> _GIVEN MATERIAL_:
◆ ◆ ◆ ◆

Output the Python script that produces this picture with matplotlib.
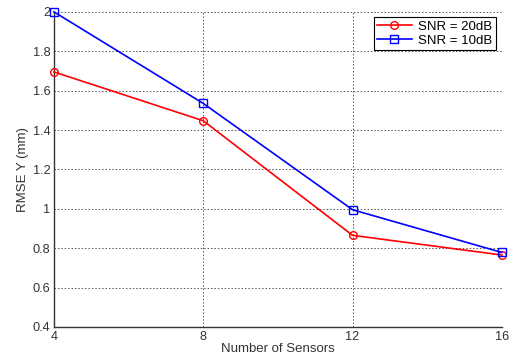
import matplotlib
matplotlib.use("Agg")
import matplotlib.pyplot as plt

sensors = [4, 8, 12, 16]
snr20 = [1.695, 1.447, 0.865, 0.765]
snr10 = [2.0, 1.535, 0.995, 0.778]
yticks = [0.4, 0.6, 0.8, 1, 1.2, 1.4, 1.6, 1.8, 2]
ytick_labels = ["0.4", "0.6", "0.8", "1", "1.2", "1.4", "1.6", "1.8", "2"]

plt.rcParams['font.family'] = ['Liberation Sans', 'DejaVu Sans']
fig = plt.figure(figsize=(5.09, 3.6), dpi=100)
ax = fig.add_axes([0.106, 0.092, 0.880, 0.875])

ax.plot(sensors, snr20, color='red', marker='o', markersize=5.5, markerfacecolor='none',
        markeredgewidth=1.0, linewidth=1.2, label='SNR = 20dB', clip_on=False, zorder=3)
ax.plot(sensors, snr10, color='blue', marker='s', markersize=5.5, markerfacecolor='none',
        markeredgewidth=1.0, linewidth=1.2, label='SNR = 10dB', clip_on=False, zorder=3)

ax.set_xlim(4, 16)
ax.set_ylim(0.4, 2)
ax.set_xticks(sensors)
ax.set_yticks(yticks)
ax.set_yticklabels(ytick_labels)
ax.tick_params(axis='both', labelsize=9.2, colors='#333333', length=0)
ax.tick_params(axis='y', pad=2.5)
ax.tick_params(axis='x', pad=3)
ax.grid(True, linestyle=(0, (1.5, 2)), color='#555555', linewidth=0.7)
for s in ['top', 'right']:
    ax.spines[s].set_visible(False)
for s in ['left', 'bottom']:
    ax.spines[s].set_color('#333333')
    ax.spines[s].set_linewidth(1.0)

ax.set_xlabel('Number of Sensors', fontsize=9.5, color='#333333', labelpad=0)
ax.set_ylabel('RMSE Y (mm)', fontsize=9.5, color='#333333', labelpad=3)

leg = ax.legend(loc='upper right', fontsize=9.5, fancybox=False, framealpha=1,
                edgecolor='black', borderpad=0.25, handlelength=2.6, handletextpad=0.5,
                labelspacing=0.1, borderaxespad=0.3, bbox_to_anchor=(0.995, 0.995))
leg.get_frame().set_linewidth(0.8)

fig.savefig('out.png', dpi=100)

◆ ◆ ◆ ◆

> _CHALLENGE_: Omit every picture, then reproduce the rest of the listing exactly.

> _FINISHED ANSWER_:
Output the Python script that produces this picture with matplotlib.
import matplotlib
matplotlib.use("Agg")
import matplotlib.pyplot as plt

sensors = [4, 8, 12, 16]
snr20 = [1.695, 1.447, 0.865, 0.765]
snr10 = [2.0, 1.535, 0.995, 0.778]
yticks = [0.4, 0.6, 0.8, 1, 1.2, 1.4, 1.6, 1.8, 2]
ytick_labels = ["0.4", "0.6", "0.8", "1", "1.2", "1.4", "1.6", "1.8", "2"]

plt.rcParams['font.family'] = ['Liberation Sans', 'DejaVu Sans']
fig = plt.figure(figsize=(5.09, 3.6), dpi=100)
ax = fig.add_axes([0.106, 0.092, 0.880, 0.875])

ax.plot(sensors, snr20, color='red', marker='o', markersize=5.5, markerfacecolor='none',
        markeredgewidth=1.0, linewidth=1.2, label='SNR = 20dB', clip_on=False, zorder=3)
ax.plot(sensors, snr10, color='blue', marker='s', markersize=5.5, markerfacecolor='none',
        markeredgewidth=1.0, linewidth=1.2, label='SNR = 10dB', clip_on=False, zorder=3)

ax.set_xlim(4, 16)
ax.set_ylim(0.4, 2)
ax.set_xticks(sensors)
ax.set_yticks(yticks)
ax.set_yticklabels(ytick_labels)
ax.tick_params(axis='both', labelsize=9.2, colors='#333333', length=0)
ax.tick_params(axis='y', pad=2.5)
ax.tick_params(axis='x', pad=3)
ax.grid(True, linestyle=(0, (1.5, 2)), color='#555555', linewidth=0.7)
for s in ['top', 'right']:
    ax.spines[s].set_visible(False)
for s in ['left', 'bottom']:
    ax.spines[s].set_color('#333333')
    ax.spines[s].set_linewidth(1.0)

ax.set_xlabel('Number of Sensors', fontsize=9.5, color='#333333', labelpad=0)
ax.set_ylabel('RMSE Y (mm)', fontsize=9.5, color='#333333', labelpad=3)

leg = ax.legend(loc='upper right', fontsize=9.5, fancybox=False, framealpha=1,
                edgecolor='black', borderpad=0.25, handlelength=2.6, handletextpad=0.5,
                labelspacing=0.1, borderaxespad=0.3, bbox_to_anchor=(0.995, 0.995))
leg.get_frame().set_linewidth(0.8)

fig.savefig('out.png', dpi=100)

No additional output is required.